The last charge is certainly the most politically pertinent. Romney endured a firestorm of criticism when his release of his 2010 return (which he had resisted) showed that he paid taxes at the 13.9 percent rate. One can understand why he wouldn't want to experience a far worse blow-up if he'd paid nothing at all a year earlier. The consensus of tax experts appears to be that such a scenario is unlikely but possible. 2008 and 2009 were very bad years for rich people -- the Great Recession hammered the stock market. It's conceivable that Romney "harvested" big stock losses to offset his tax liability. Combined with a very aggressive offshore tax-sheltering strategy, it's definitely technically possible that he could have gotten away with tax murder.

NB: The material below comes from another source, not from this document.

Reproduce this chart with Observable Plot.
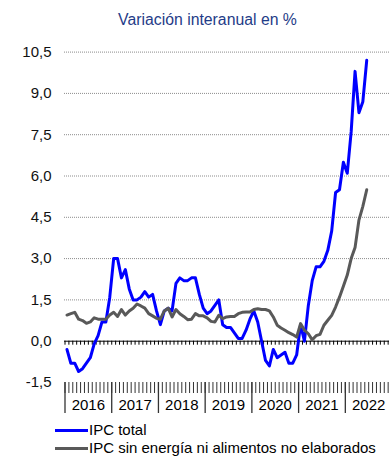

After all, we already know that Romney has parked money offshore in Bermuda, the Cayman Islands and Switzerland. (Anybody interested in this topic who hasn't read Vanity Fair's exposé of Romney's finances needs to start there.) For decades Romney has been pursuing strategies designed to lower the amount of taxes he pays in the United States. And not only does he see nothing wrong with that -- "I pay all the taxes that are legally required and not a dollar more" -- but he is also campaigning on an explicit agenda of further lowering taxes for people in his own tax bracket. He doesn't like taxes! We get it.

But it's still all inexplicable and confusing. This is not the expected behavior of someone who wants to hold the highest office in the land. It's bad enough that the son of a man who set the template for modern presidential candidates by releasing 12 years of his returns can't be persuaded to release more than one year (plus an estimate for 2011). But one would tend to expect that a man who has been doing nothing but run for president since 2006 would take pains not to engage in tax-avoidance strategies guaranteed to make him look bad politically.

But one would be wrong. Because quite obviously, Romney screwed up. The only thing we can say for sure about his tax strategy is that he didn't manage his affairs as a serious presidential candidate should have. So maybe the question we should be asking instead of, What is he hiding? is, Why didn't he clean up his act years ago?

And the answer to that question, I would argue, is that Romney is unable to escape who he truly is: a card-carrying member of the 1 percent who believes it is his right, nay, his duty, to minimize his taxes. Because there's certainly nothing unusual about a man in Romney's position (minus the presidential aspirations!) purchasing the best low taxes money can buy. It's standard behavior for Fortune 500 corporations -- just like the outsourcing and offshoring strategies that Bain (with or without Romney technically at the helm) invested in. In this world, an offshore Cayman account isn't the exotic scam that it seems to you and me -- it's a marker of wealth and position, like a membership in an elite country club, or horses in a stable, or a pair of Cadillacs in the garage. It's what you do! It's what's expected.

It's still amazing that someone as smart as Romney didn't understand that in an era of growing income inequality and increasing economic hardship, the combination of ostentatious wealth and aggressive tax avoidance would rub a lot of voters the wrong way. But that fact in itself explains the country's current predicament -- the wealthiest Americans have become so disconnected from the rest of us that they simply can't conceive of the political ramifications of their actions. They don't get that it looks bad. Or at least Romney didn't, until it was too late.